== Directions ==
Do not repeat pictures. Repeat exactly the lines of the listing below from its first line through the line with "plt.rcParams['font.family'] = ['Liberation".

-- Begin --

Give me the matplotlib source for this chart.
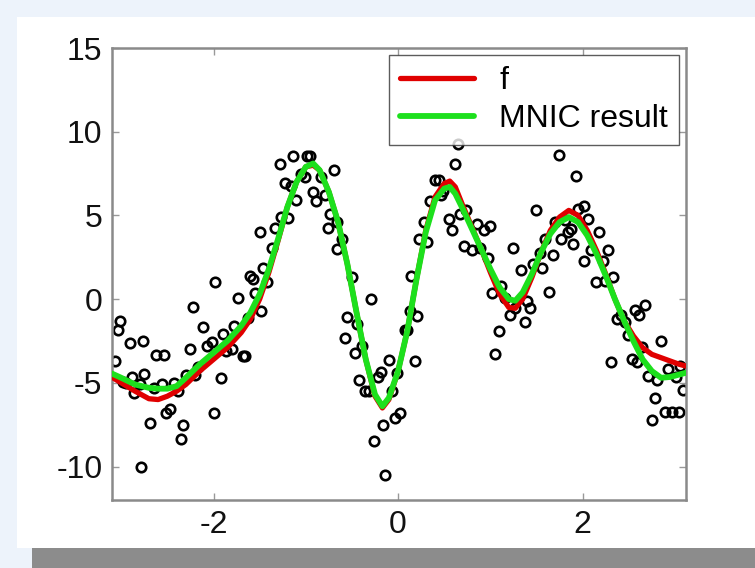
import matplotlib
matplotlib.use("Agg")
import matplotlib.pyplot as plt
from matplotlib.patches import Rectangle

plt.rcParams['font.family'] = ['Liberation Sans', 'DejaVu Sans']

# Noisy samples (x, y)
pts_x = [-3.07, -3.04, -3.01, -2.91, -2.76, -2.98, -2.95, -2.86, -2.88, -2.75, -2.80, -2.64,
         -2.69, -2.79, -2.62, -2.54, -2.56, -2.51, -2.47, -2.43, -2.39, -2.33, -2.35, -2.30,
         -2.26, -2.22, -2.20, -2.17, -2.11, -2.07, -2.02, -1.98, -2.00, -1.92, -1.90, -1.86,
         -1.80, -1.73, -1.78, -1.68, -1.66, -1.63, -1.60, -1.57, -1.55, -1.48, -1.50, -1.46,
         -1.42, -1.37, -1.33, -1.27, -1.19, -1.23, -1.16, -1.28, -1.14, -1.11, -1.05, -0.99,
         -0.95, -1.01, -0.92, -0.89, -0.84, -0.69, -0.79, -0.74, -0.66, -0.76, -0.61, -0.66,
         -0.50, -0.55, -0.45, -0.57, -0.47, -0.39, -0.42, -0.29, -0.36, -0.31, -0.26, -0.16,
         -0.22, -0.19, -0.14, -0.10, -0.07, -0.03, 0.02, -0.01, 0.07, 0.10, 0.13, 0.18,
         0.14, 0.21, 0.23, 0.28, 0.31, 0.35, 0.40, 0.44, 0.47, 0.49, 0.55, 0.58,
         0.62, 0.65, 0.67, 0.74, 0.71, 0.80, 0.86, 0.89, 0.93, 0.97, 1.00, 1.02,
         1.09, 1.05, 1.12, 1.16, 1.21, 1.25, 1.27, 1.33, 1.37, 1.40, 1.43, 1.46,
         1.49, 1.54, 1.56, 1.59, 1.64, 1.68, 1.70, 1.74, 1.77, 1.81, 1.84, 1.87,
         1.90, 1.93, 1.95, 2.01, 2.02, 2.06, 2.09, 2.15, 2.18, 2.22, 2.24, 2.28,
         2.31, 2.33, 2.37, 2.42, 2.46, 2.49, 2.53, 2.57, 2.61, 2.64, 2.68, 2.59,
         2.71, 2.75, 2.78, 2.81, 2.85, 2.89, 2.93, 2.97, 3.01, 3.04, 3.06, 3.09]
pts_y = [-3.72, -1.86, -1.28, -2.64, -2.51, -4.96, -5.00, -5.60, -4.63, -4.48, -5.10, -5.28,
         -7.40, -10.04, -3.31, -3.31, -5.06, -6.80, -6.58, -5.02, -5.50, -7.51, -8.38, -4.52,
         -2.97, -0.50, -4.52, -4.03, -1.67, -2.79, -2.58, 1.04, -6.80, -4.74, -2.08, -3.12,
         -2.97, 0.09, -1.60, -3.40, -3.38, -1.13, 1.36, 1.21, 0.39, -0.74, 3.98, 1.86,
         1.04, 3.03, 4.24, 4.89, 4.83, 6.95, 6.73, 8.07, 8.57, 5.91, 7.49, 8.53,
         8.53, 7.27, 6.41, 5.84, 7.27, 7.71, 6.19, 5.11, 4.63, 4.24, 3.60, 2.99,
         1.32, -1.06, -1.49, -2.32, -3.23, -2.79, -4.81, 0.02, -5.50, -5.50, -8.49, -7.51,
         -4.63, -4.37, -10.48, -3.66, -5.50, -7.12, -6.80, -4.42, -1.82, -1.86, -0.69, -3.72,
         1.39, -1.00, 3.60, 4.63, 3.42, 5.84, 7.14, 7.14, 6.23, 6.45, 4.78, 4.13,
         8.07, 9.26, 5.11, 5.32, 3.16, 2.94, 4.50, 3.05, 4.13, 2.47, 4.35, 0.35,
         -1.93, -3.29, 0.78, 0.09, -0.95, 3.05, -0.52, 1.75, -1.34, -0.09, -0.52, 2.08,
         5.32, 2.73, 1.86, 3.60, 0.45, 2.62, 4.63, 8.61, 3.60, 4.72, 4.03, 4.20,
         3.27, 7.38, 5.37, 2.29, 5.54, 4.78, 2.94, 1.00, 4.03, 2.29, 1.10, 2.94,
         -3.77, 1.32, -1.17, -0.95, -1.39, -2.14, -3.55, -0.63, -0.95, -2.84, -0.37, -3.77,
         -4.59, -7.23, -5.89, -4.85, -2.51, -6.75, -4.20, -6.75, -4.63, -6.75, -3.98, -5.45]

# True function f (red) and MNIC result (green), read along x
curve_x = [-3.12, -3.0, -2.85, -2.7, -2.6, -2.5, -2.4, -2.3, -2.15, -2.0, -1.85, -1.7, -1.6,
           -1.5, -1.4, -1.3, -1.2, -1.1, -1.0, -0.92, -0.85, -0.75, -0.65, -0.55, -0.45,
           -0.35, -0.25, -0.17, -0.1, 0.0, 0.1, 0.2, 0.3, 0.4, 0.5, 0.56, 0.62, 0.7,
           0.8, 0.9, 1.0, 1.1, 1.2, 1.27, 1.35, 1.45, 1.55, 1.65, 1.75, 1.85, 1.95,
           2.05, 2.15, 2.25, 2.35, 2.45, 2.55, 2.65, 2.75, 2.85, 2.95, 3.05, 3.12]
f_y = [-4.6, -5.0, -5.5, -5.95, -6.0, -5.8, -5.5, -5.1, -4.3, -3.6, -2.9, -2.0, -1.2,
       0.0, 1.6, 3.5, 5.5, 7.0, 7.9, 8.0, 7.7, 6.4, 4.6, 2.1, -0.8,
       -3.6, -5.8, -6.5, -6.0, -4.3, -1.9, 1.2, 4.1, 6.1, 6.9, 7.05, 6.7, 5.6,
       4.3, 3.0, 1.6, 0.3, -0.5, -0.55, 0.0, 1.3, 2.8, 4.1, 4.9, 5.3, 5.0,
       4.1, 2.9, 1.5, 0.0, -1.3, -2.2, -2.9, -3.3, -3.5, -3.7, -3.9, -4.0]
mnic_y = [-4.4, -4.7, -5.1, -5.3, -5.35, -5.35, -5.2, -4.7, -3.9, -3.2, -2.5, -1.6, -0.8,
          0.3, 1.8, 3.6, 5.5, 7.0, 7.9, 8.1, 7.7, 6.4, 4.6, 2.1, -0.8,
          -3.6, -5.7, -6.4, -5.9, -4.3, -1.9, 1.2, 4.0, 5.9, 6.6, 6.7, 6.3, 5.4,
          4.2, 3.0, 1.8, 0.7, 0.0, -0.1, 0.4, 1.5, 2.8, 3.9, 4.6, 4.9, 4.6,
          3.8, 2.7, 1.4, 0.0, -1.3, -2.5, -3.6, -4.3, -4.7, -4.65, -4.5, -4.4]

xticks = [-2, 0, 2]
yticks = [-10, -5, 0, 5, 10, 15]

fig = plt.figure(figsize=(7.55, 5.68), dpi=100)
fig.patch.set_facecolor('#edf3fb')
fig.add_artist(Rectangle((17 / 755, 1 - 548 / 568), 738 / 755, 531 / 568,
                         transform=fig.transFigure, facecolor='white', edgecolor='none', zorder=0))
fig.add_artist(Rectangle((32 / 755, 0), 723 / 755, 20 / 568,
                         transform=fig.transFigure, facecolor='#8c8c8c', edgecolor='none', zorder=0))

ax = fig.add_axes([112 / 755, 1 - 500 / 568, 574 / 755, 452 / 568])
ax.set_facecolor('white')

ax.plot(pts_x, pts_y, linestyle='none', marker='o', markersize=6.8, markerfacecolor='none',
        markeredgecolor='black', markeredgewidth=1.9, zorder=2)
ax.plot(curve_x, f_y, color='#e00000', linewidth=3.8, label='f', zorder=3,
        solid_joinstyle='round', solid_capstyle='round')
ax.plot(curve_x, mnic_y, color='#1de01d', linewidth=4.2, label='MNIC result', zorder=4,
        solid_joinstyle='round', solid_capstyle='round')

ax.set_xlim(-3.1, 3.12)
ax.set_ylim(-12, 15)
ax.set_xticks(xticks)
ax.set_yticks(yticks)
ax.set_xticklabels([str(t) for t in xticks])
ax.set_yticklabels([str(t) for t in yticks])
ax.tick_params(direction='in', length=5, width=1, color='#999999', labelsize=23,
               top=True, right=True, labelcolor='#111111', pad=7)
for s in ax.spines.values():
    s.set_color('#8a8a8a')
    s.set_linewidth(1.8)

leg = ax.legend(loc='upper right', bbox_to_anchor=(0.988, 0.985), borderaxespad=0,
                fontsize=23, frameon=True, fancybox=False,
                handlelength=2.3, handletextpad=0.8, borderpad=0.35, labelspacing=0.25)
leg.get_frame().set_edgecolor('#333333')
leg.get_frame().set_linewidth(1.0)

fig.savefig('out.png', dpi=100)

-- End --

== Result ==
Give me the matplotlib source for this chart.
import matplotlib
matplotlib.use("Agg")
import matplotlib.pyplot as plt
from matplotlib.patches import Rectangle

plt.rcParams['font.family'] = ['Liberation Sans', 'DejaVu Sans']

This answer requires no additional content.